A traditional fermented milk drink, kefir traces its roots back to the northern Caucasus Mountains. Fermentation is carried out using the kefir grain, which is actually a symbiotic union of bacteria and yeast. Farmers would typically hang a fermenting bladder of kefir in the doorway of a home, where it would be jostled repeatedly as people walked through, assuring a good mixture. The short fermentation period also assures a low alcohol content for kefir of 0.2 to 1% ABV. Yogurt-like in appearance, kefir can be found in some health food stores, which market kefir for its probiotic bacteria content.
2. Hard Cider
Fermented from apples, hard cider is starting to capture a portion of the beer market in the U.S. in part because of the gluten-free craze. While standard ABV for cider runs about 3-5%, some fortified brands of ice cider can top 13%. Distilled cider is known as Applejack. Made since colonial times, cider production in the U.S. tripled from 2011 to 2013, from 9.4 million to 32 million gallons. A 2012 Nielsen report found that cider should continue to see a rise in popularity as a beverage of choice for young, affluent millennials. In some cities, such as Portland, Ore., a number of cider bars have sprung up in trendy neighborhoods, much the way brewpubs once sprouted.

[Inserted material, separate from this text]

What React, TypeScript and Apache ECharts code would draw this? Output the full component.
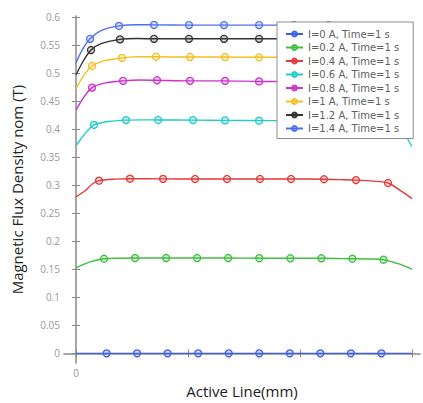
import { useEffect, useRef } from 'react';
import * as echarts from 'echarts';

// Legend entries, one per coil current
const seriesNames = [
  'I=0 A, Time=1 s',
  'I=0.2 A, Time=1 s',
  'I=0.4 A, Time=1 s',
  'I=0.6 A, Time=1 s',
  'I=0.8 A, Time=1 s',
  'I=1 A, Time=1 s',
  'I=1.2 A, Time=1 s',
  'I=1.4 A, Time=1 s',
];

const seriesColors = ['#3d5ef0', '#3fbf3f', '#e03a3a', '#22cccc', '#cc33cc', '#f0c024', '#333333', '#4f6ff2'];

// Points along the active line: [position (mm), |B| (T), marker?]
const fluxI0 = [
  [0, 0], [3, 0, 1], [6, 0, 1], [9, 0, 1], [12, 0, 1], [15, 0, 1], [18, 0, 1], [21, 0, 1], [24, 0, 1],
  [27, 0, 1], [30, 0, 1], [33, 0],
];
const fluxI02 = [
  [0, 0.1525], [1.37, 0.163], [2.75, 0.1687, 1], [4.3, 0.1697], [5.8, 0.17, 1], [8.85, 0.17, 1],
  [11.9, 0.17, 1], [14.95, 0.17, 1], [18.0, 0.1697, 1], [21.05, 0.1695, 1], [24.1, 0.1695, 1],
  [27.15, 0.1687, 1], [28.8, 0.1683], [30.2, 0.167, 1], [31.8, 0.159], [33, 0.15],
];
const fluxI04 = [
  [0, 0.279], [0.88, 0.29], [1.6, 0.302], [2.26, 0.308, 1], [3.8, 0.3108], [5.3, 0.3115, 1],
  [8.55, 0.3112, 1], [11.69, 0.311, 1], [14.83, 0.311, 1], [18.07, 0.311, 1], [21.12, 0.311, 1],
  [24.36, 0.3105, 1], [26, 0.3098], [27.5, 0.309, 1], [29.2, 0.3072], [30.65, 0.3038, 1],
  [32.1, 0.2875], [33, 0.276],
];
const fluxI06 = [
  [0, 0.37], [0.8, 0.39], [1.77, 0.4075, 1], [3.2, 0.4135], [4.91, 0.416, 1], [6.5, 0.4165],
  [8.06, 0.4162, 1], [11.49, 0.416, 1], [14.64, 0.4155, 1], [17.98, 0.415, 1], [21.3, 0.415, 1],
  [24.6, 0.415, 1], [27.9, 0.4155, 1], [29.8, 0.4135], [31.23, 0.4075, 1], [32.1, 0.395], [33, 0.369],
];
const fluxI08 = [
  [0, 0.434], [0.7, 0.455], [1.57, 0.474, 1], [2.8, 0.482], [4.62, 0.486, 1], [6.3, 0.4875],
  [7.96, 0.487, 1], [11.2, 0.486, 1], [14.64, 0.486, 1], [17.98, 0.485, 1], [21.3, 0.485, 1],
  [24.6, 0.4855, 1], [27.9, 0.486, 1], [30.2, 0.482], [31.43, 0.474, 1], [32.3, 0.455], [33, 0.434],
];
const fluxI1 = [
  [0, 0.472], [0.7, 0.494], [1.57, 0.5125, 1], [2.8, 0.522], [4.52, 0.527, 1], [6.2, 0.5292],
  [7.86, 0.529, 1], [11.2, 0.5285, 1], [14.64, 0.5285, 1], [17.98, 0.528, 1], [21.3, 0.528, 1],
  [24.6, 0.5285, 1], [28.1, 0.527, 1], [30.2, 0.522], [31.43, 0.5125, 1], [32.3, 0.494], [33, 0.472],
];
const fluxI12 = [
  [0, 0.497], [0.7, 0.521], [1.47, 0.541, 1], [2.4, 0.552], [4.32, 0.56, 1], [6, 0.5615],
  [7.66, 0.561, 1], [11.1, 0.561, 1], [14.54, 0.561, 1], [17.98, 0.561, 1], [21.4, 0.561, 1],
  [24.8, 0.561, 1], [28.4, 0.56, 1], [30.6, 0.552], [31.53, 0.541, 1], [32.3, 0.521], [33, 0.497],
];
const fluxI14 = [
  [0, 0.518], [0.6, 0.541], [1.38, 0.561, 1], [2.5, 0.576], [4.22, 0.584, 1], [6, 0.5862],
  [7.66, 0.5858, 1], [11.1, 0.5855, 1], [14.54, 0.5855, 1], [17.98, 0.5855, 1], [21.4, 0.5855, 1],
  [24.8, 0.5855, 1], [28.5, 0.584, 1], [30.5, 0.576], [31.62, 0.561, 1], [32.4, 0.541], [33, 0.518],
];

const fluxSeries = [fluxI0, fluxI02, fluxI04, fluxI06, fluxI08, fluxI1, fluxI12, fluxI14];

const yTicks = [0, 0.05, 0.1, 0.15, 0.2, 0.25, 0.3, 0.35, 0.4, 0.45, 0.5, 0.55, 0.6];
const yTickLabels = ['0', '0.05', '0.1', '0.15', '0.2', '0.25', '0.3', '0.35', '0.4', '0.45', '0.5', '0.55', '0.6'];
const xTicks = [0, 11, 22, 33];
const xTickLabels = ['0'];

const X_MIN = -1.18;
const X_MAX = 33.79;
const Y_MIN = -0.0174;
const Y_MAX = 0.6017;

function tint(hex: string, alpha: number) {
  const n = parseInt(hex.slice(1), 16);
  return `rgba(${(n >> 16) & 255},${(n >> 8) & 255},${n & 255},${alpha})`;
}

export default function App() {
  const ref = useRef<HTMLDivElement>(null);

  useEffect(() => {
    document.body.style.margin = '0';
    const chart = echarts.init(ref.current!, null, { renderer: 'svg' });

    const frameAxisLine = { show: true, lineStyle: { color: '#8a8a8a', width: 1.5 } };
    const frameAxisLineLight = { show: true, lineStyle: { color: '#a8a8a8', width: 1 } };
    const tickStyle = { color: '#8a8a8a', width: 1 };

    chart.setOption({
      animation: false,
      backgroundColor: '#ffffff',
      grid: { left: 64, right: 3, top: 16, bottom: 31 },
      legend: {
        orient: 'vertical',
        left: 277,
        top: 22,
        itemWidth: 17,
        itemHeight: 6,
        itemGap: 1.5,
        padding: [6, 14, 4, 8],
        backgroundColor: '#ffffff',
        borderColor: '#8c8c8c',
        borderWidth: 1,
        selectedMode: false,
        textStyle: { fontSize: 10, color: '#606060', fontFamily: 'DejaVu Sans', lineHeight: 12 },
        data: seriesNames,
      },
      xAxis: [
        {
          type: 'value',
          min: X_MIN,
          max: X_MAX,
          position: 'bottom',
          name: 'Active Line(mm)',
          nameLocation: 'middle',
          nameGap: 15,
          nameTextStyle: { fontFamily: 'Open Sans', fontSize: 15, color: '#222222' },
          axisLine: frameAxisLine,
          axisTick: { show: true, inside: true, length: 4, customValues: xTicks, lineStyle: tickStyle },
          axisLabel: {
            show: true,
            customValues: [0],
            formatter: (v: number) => (Math.abs(v) < 1e-9 ? xTickLabels[0] : ''),
            color: '#999999',
            fontSize: 10,
            margin: 5,
            fontFamily: 'Open Sans',
          },
          splitLine: { show: false },
        },
        {
          type: 'value',
          min: X_MIN,
          max: X_MAX,
          position: 'top',
          axisLine: frameAxisLineLight,
          axisTick: { show: true, inside: true, length: 4, customValues: xTicks, lineStyle: tickStyle },
          axisLabel: { show: false },
          splitLine: { show: false },
        },
      ],
      yAxis: [
        {
          type: 'value',
          min: Y_MIN,
          max: Y_MAX,
          position: 'left',
          name: 'Magnetic Flux Density nom (T)',
          nameLocation: 'middle',
          nameGap: 40,
          nameTextStyle: { fontFamily: 'Open Sans', fontSize: 15, color: '#222222' },
          axisLine: frameAxisLine,
          axisTick: { show: true, inside: true, length: 4, customValues: yTicks, lineStyle: tickStyle },
          axisLabel: {
            show: true,
            customValues: yTicks,
            formatter: (v: number) => {
              const i = yTicks.findIndex((t) => Math.abs(t - v) < 1e-9);
              return i >= 0 ? yTickLabels[i] : '';
            },
            color: '#999999',
            fontSize: 10,
            margin: 4,
            fontFamily: 'Open Sans',
          },
          splitLine: { show: false },
        },
        {
          type: 'value',
          min: Y_MIN,
          max: Y_MAX,
          position: 'right',
          axisLine: frameAxisLineLight,
          axisTick: { show: true, inside: true, length: 4, customValues: yTicks, lineStyle: tickStyle },
          axisLabel: { show: false },
          splitLine: { show: false },
        },
      ],
      series: fluxSeries.map((pts, k) => ({
        name: seriesNames[k],
        type: 'line',
        xAxisIndex: 0,
        yAxisIndex: 0,
        smooth: 0.3,
        symbol: 'circle',
        symbolSize: 7,
        showAllSymbol: true,
        lineStyle: { color: seriesColors[k], width: 1.4 },
        itemStyle: { color: tint(seriesColors[k], 0.2), borderColor: seriesColors[k], borderWidth: 1.3 },
        emphasis: { disabled: true },
        data: pts.map((p) => ({ value: [p[0], p[1]], symbol: p[2] ? 'circle' : 'none' })),
      })),
    });

    return () => chart.dispose();
  }, []);

  return <div ref={ref} style={{ width: 423, height: 403 }} />;
}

The legendary drink of the gods, mead is fermented from honey. Mead can be stout stuff, with an ABV from 8% to 20%. Fermentation of mead dates back to antiquity, with records tracing its use to at least 7000 B.C. Although mead has enjoyed a small renaissance since the 1978 deregulation, this growth has been stalled as of late due to problems at the source: beekeepers have lost an average of 30% of their hives each winter over the past few years to a mysterious disease targeting bees.